Research Themes

'No Peace for the Wicked'

‘No Peace for the Wicked’. Woodcut from “Three Belgic fables; or, hieroglyphic ridles.” (Courtesy of ECCO.)

  1. Contexts of Semantic Change
    Addressing history and historiography, the project compares its own new, data-driven findings to established, canonical ideas about historical conceptual change. The project also asks epistemological questions on how we can use linguistic evidence to trace historical discourses, as well as historical questions on which publications and contexts exemplified these changing concepts.


  2. Lexical families and Conceptual Fields
    The second major research theme was linguistic, particularly semantic. Researchers looked at clusters of semantically related words, and analyse their changes in various contexts over time. This included statistically significant co-occurrences of words in particular contexts or types of discourse, as well as shifting synonymy, antonymy, and polysemy. The project traced the semantic histories of these terms, and the meanings they pick up or discard over time.

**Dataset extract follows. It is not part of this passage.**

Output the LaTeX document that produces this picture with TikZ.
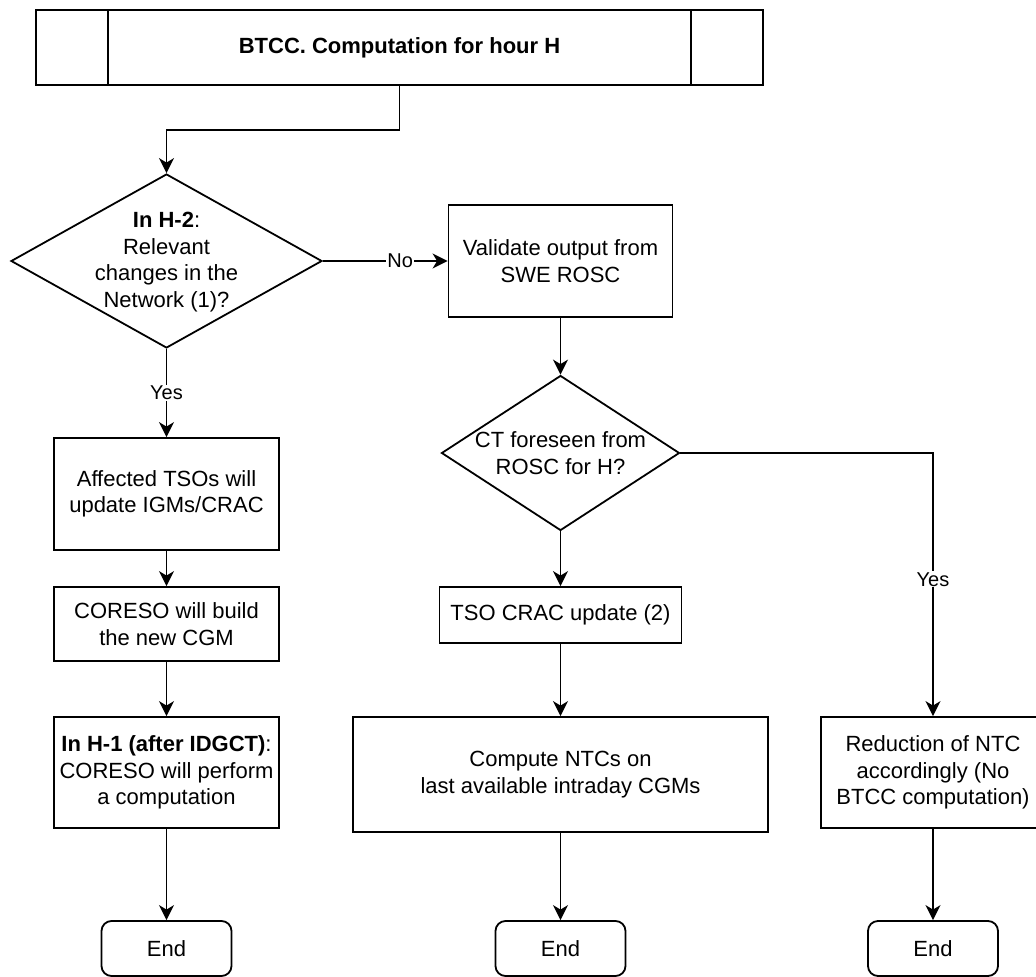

  3. Lexicalisation Pressure
    The third major research theme of the project investigated the processes by which new words emerge to express familiar concepts, i.e. how concepts come to be expressed by new words—as well as how concepts come to be expressed by words at all. Researchers asked which conceptual fields exhibit unusual changes in the volume of terms they contain, and what the nature of these changes is.